Calculating K-factor

K = i × c

Where:

  • i = number of invites/shares per user
  • c = conversion rate of invites

Example: If each user sends 5 invites and 20% convert, K = 5 × 0.2 = 1.0

How to Build a Growth Loop for Your Product

Step 1: Identify the Natural Sharing Moment

Find the moment when the user is happiest or reached their aha moment. That's the ideal time for a sharing prompt.

Step 2: Reduce Friction

Every extra step in the sharing process reduces conversion by 20-50%. One-click sharing is the goal.

Step 3: Reward Both Sides

The most successful referral programs reward both sender and recipient (Dropbox gave 500MB to both sides).

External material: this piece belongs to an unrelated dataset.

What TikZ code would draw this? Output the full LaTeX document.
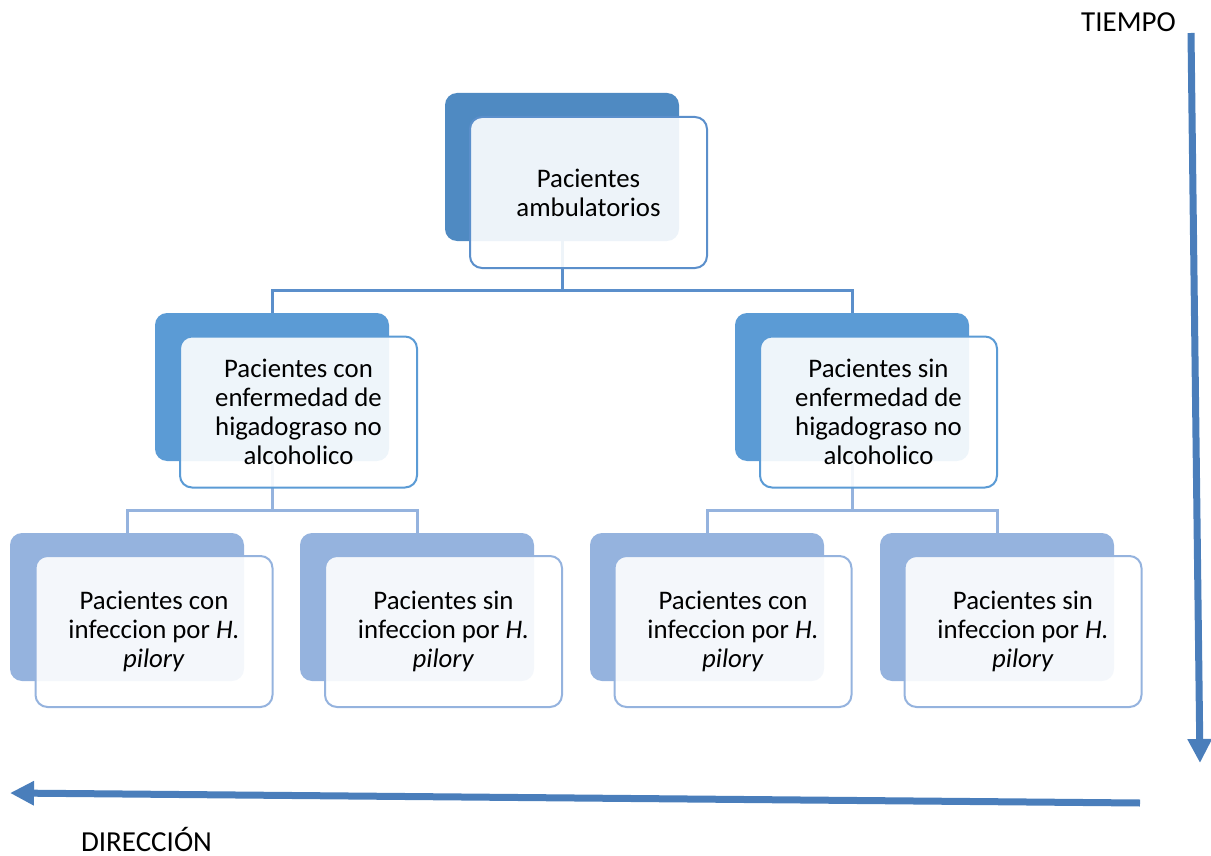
\documentclass[tikz,border=0pt]{standalone}
\usepackage{fontspec}
\setmainfont{Carlito}
\usetikzlibrary{arrows.meta}
\definecolor{backA}{HTML}{4F8AC2}
\definecolor{backB}{HTML}{5B9BD5}
\definecolor{backC}{HTML}{95B3DE}
\definecolor{lineA}{HTML}{5B8FCB}
\definecolor{lineB}{HTML}{95B3DE}
\definecolor{arrowc}{HTML}{4A7EBB}
\tikzset{
  backbox/.style={rounded corners=12pt, minimum width=234pt, minimum height=148pt, inner sep=0pt},
  frontbox/.style={rounded corners=12pt, minimum width=237pt, minimum height=151pt, inner sep=0pt,
     fill=white, fill opacity=0.9, text opacity=1, line width=2pt, align=center,
     font=\fontsize{26.8pt}{29pt}\selectfont},
  conn/.style={line width=3pt},
  bigarrow/.style={draw=arrowc, line width=7pt, -{Triangle[width=23pt,length=24pt]}},
  lbl/.style={font=\fontsize{29pt}{32pt}\selectfont, inner sep=0pt, anchor=base}
}
\begin{document}
\begin{tikzpicture}[x=1pt,y=-1pt]
\useasboundingbox (0,0) rectangle (1211,856);
% back boxes
\node[backbox, fill=backA] (b0) at (562,167) {};
\node[backbox, fill=backB] (b1) at (272,387) {};
\node[backbox, fill=backB] (b2) at (852,387) {};
\node[backbox, fill=backC] (b11) at (127,607) {};
\node[backbox, fill=backC] (b12) at (417,607) {};
\node[backbox, fill=backC] (b21) at (707,607) {};
\node[backbox, fill=backC] (b22) at (997,607) {};
% connectors
\draw[conn, lineA] (b0.south) -- ++(0,49) -| (b1.north);
\draw[conn, lineA] (b0.south) -- ++(0,49) -| (b2.north);
\draw[conn, lineB] (b1.south) -- ++(0,49) -| (b11.north);
\draw[conn, lineB] (b1.south) -- ++(0,49) -| (b12.north);
\draw[conn, lineB] (b2.south) -- ++(0,49) -| (b21.north);
\draw[conn, lineB] (b2.south) -- ++(0,49) -| (b22.north);
% front boxes
\node[frontbox, draw=lineA] (f0) at (588.5,192.5) {Pacientes\\ambulatorios};
\node[frontbox, draw=backB] (f1) at (298.5,412) {Pacientes con\\enfermedad de\\higadograso no\\alcoholico};
\node[frontbox, draw=backB] (f2) at (878.5,412) {Pacientes sin\\enfermedad de\\higadograso no\\alcoholico};
\node[frontbox, draw=lineB] (f11) at (154,631.5) {Pacientes con\\infeccion por \textit{H.}\\\textit{pilory}};
\node[frontbox, draw=lineB] (f12) at (443.5,631.5) {Pacientes sin\\infeccion por \textit{H.}\\\textit{pilory}};
\node[frontbox, draw=lineB] (f21) at (733,631.5) {Pacientes con\\infeccion por \textit{H.}\\\textit{pilory}};
\node[frontbox, draw=lineB] (f22) at (1023,631.5) {Pacientes sin\\infeccion por \textit{H.}\\\textit{pilory}};
% arrows
\coordinate (t1) at (1191,33);
\coordinate (t2) at (1200,763);
\draw[bigarrow] (t1) -- (t2);
\coordinate (d1) at (1140,803);
\coordinate (d2) at (10,793);
\draw[bigarrow] (d1) -- (d2);
% labels
\node[lbl] (tiempo) at (1128.5,32) {TIEMPO};
\node[lbl] (dir) at (146.5,851) {DIRECCIÓN};
\end{tikzpicture}
\end{document}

Step 4: Measure and Iterate

Track K-factor weekly. A/B test messaging, timing, and incentives.

Practical Takeaways

  • Growth loops > funnels — think in cycles, not linear paths
  • One strong loop is enough — you don't need all types at once
  • K-factor is a vanity metric without context — track it alongside retention and LTV
  • Loop must be native — forced sharing doesn't work, it must be organic

Conclusion

Growth loops are the most powerful growth mechanism in digital products. But they only work when the product is good enough that people want to share it. Start with the product, not loop engineering.